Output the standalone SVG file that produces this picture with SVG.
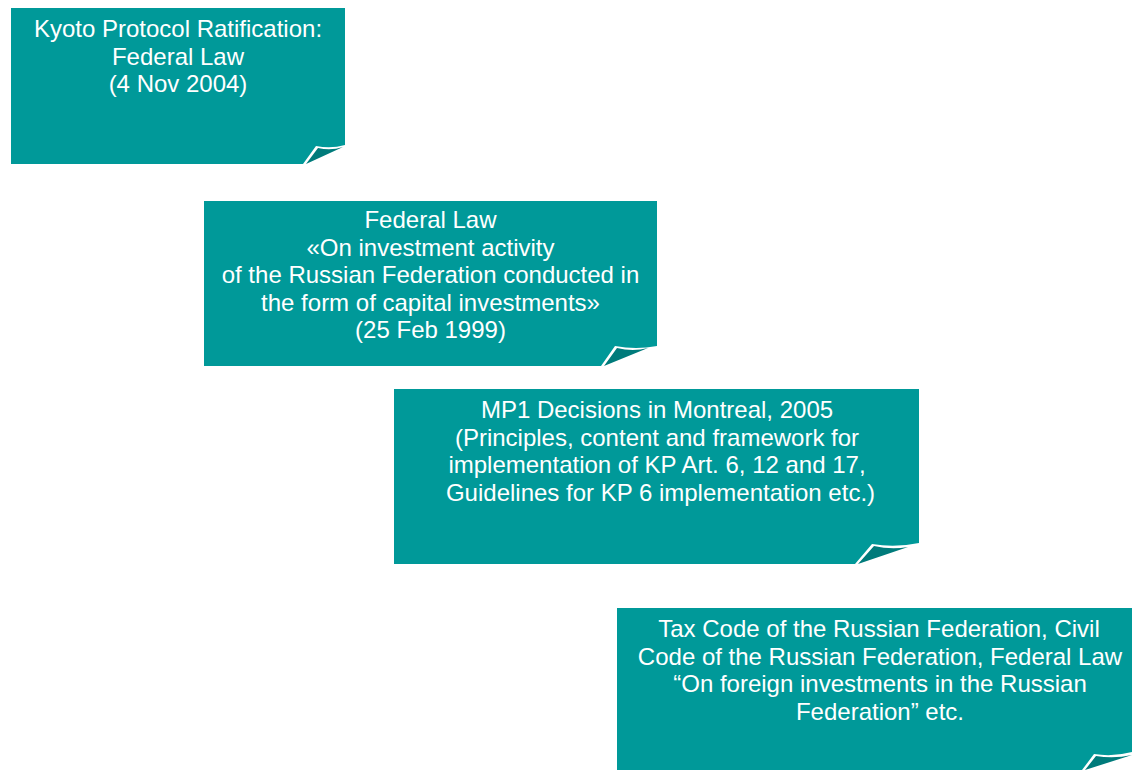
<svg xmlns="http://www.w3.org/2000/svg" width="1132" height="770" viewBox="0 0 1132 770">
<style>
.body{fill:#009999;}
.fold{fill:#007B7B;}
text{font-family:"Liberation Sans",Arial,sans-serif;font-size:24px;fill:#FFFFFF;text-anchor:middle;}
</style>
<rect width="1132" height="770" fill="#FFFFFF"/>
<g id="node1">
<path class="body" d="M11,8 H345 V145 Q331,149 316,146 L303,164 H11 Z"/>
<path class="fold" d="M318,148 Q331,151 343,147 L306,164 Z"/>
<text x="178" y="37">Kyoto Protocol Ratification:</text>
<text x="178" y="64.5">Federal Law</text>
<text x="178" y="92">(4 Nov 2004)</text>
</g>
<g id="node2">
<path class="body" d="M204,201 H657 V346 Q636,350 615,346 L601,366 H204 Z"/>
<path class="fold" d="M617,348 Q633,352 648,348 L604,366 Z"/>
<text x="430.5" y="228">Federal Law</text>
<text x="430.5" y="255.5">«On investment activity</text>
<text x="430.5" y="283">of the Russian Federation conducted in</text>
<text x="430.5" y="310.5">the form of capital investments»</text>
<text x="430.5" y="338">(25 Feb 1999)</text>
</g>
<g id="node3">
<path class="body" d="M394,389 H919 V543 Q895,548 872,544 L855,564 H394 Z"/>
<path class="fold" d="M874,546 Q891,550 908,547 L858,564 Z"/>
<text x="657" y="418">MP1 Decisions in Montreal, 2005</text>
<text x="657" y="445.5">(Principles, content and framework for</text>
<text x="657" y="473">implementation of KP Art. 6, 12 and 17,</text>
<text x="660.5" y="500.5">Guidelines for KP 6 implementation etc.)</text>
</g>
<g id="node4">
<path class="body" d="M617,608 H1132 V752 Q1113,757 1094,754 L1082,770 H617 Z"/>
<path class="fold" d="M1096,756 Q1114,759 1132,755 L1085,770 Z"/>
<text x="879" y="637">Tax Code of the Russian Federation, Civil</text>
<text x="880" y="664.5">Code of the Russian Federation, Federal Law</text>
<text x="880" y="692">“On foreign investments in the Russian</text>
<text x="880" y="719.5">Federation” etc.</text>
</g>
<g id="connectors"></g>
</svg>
◆ ◆ ◆ ◆ ◆
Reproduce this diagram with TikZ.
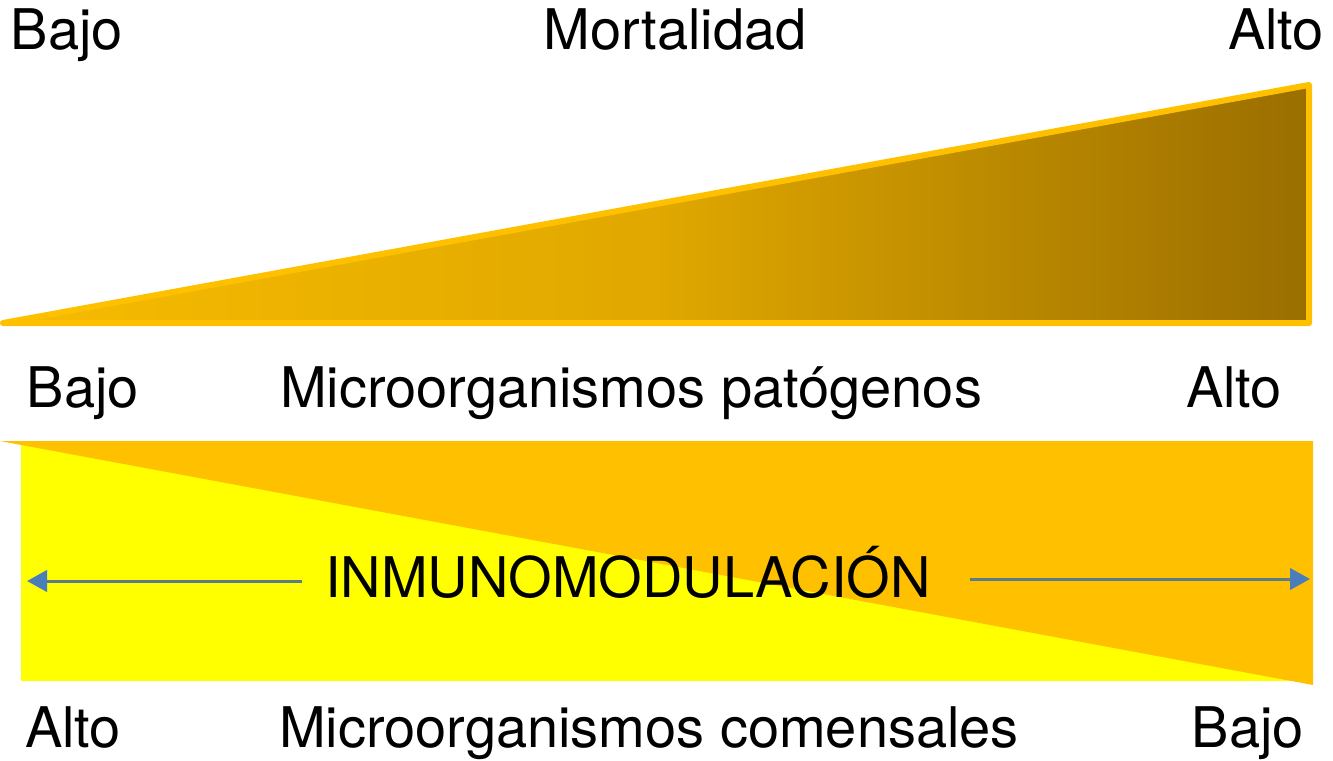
◆ ◆ ◆ ◆ ◆
TASK DIRECTIONS: Copy every line above in which the string "with" shows up.

TASK OUTPUT:
Output the standalone SVG file that produces this picture with SVG.
Reproduce this diagram with TikZ.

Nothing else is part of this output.